Entries with chart source code
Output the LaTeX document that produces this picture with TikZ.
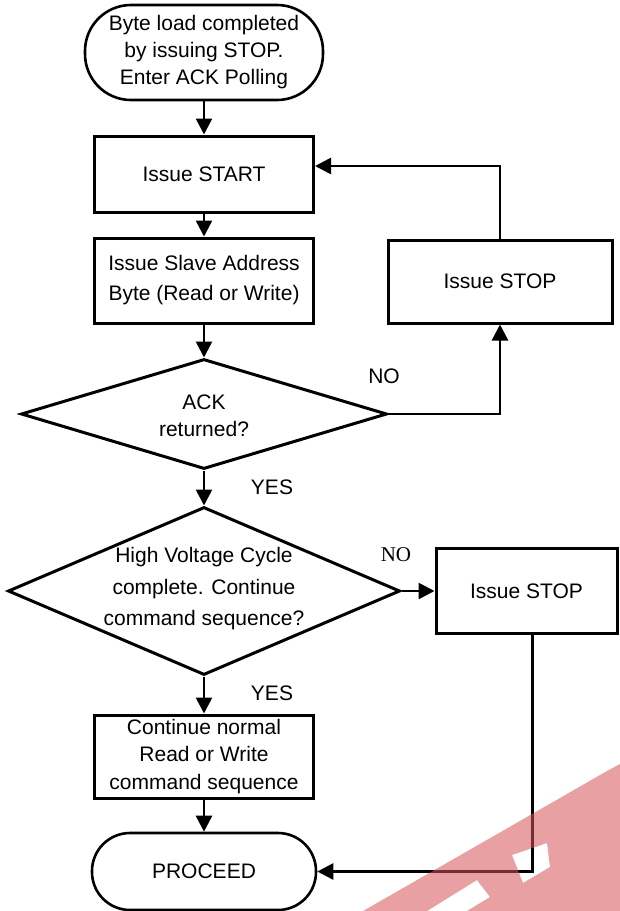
\documentclass[tikz,border=0pt]{standalone}
\usepackage{fontspec}
\setmainfont{Liberation Sans}
\newfontfamily\timesfont{Liberation Serif}
\usepackage{tikz}
\usetikzlibrary{shapes.geometric,arrows.meta}
\definecolor{wmark}{RGB}{213,82,88}

\begin{document}
\begin{tikzpicture}[x=0.5pt,y=-0.5pt,line width=1.3pt,
	>={Triangle[length=8pt,width=8pt]},
	every node/.style={font=\fontsize{10.5}{13.5}\selectfont, align=center, inner sep=0pt},
	box/.style={draw, rectangle, line width=1.5pt},
	term/.style={draw, rectangle, rounded corners=19pt, line width=1.3pt},
	decision/.style={draw, diamond, line width=1.5pt}]
	\useasboundingbox (0,0) rectangle (620,911);
	\draw (204,52.5) node(begin) [term, rounded corners=23pt, minimum width=119pt, minimum height=47.5pt] {Byte load completed\\by issuing STOP.\\Enter ACK Polling};
	\draw (204,174) node(start) [box, minimum width=109.5pt, minimum height=38pt] {Issue START};
	\draw (204,280.5) node(slave) [box, minimum width=109.5pt, minimum height=42.5pt, font=\fontsize{10.5}{15}\selectfont] {Issue Slave Address\\Byte (Read or Write)};
	\draw (204,414) node(ack) [decision, minimum width=183pt, minimum height=55pt] {};
	\draw (ack) node(acktext) [yshift=-1pt] {ACK\\returned?};
	\draw (500,281.5) node(stopa) [box, minimum width=112pt, minimum height=41.5pt] {Issue STOP};
	\draw (204,591) node(hv) [decision, minimum width=196pt, minimum height=84pt] {};
	\draw (hv) node(hvtext) [yshift=1pt, font=\fontsize{10.5}{15.75}\selectfont] {High Voltage Cycle\\complete. Continue\\command sequence?};
	\draw (526.5,591) node(stopb) [box, minimum width=90.5pt, minimum height=42.5pt] {Issue STOP};
	\draw (204,756.5) node(cont) [box, minimum width=109.5pt, minimum height=41.5pt, font=\fontsize{10.5}{13.75}\selectfont] {Continue normal\\Read or Write\\command sequence};
	\draw (204,871.5) node(proceed) [term, minimum width=112pt, minimum height=38.5pt] {PROCEED};
	% branch labels
	\draw (384,376) node(noa) {NO};
	\draw (272,487) node(yesa) {YES};
	\draw (396,555) node(nob) [font=\timesfont\fontsize{10.5}{12}\selectfont] {NO};
	\draw (272,693) node(yesb) {YES};
	% main column
	\path[draw,->] (begin) -- (start);
	\path[draw,->] (start) -- (slave);
	\path[draw,->] (slave) -- (ack);
	\path[draw,->] (ack) -- (hv);
	\path[draw,->] (hv) -- (cont);
	\path[draw,->] (cont) -- (proceed);
	% retry loop
	\path[draw,->] (ack.east) -| (stopa.south);
	\path[draw,->] (stopa.north) |- ([yshift=4pt]start.east);
	% stop branch
	\path[draw,->] (hv.east) -- (stopb.west);
	\path[draw,->] ([xshift=3pt]stopb.south) |- (proceed.east);
	% watermark
	\begin{scope}[even odd rule]
	\fill[wmark, fill opacity=0.55]
		(363,911) -- (607,771) -- (620,764) -- (620,911) -- cycle
		(427,911) -- (477,880) -- (490,897) -- (467,911) -- cycle
		(512,855) -- (547,843) -- (550,867) -- (523,883) -- cycle;
	\end{scope}
\end{tikzpicture}
\end{document}
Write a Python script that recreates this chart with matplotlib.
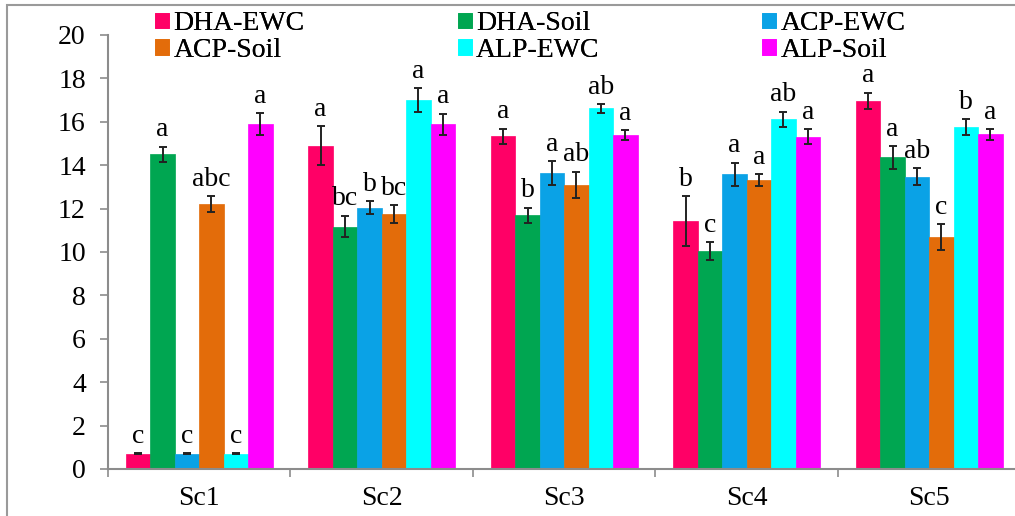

Challenge: How many lines of the entries above hold the string "this"? Reply with the number alone.

Exercise answer: 2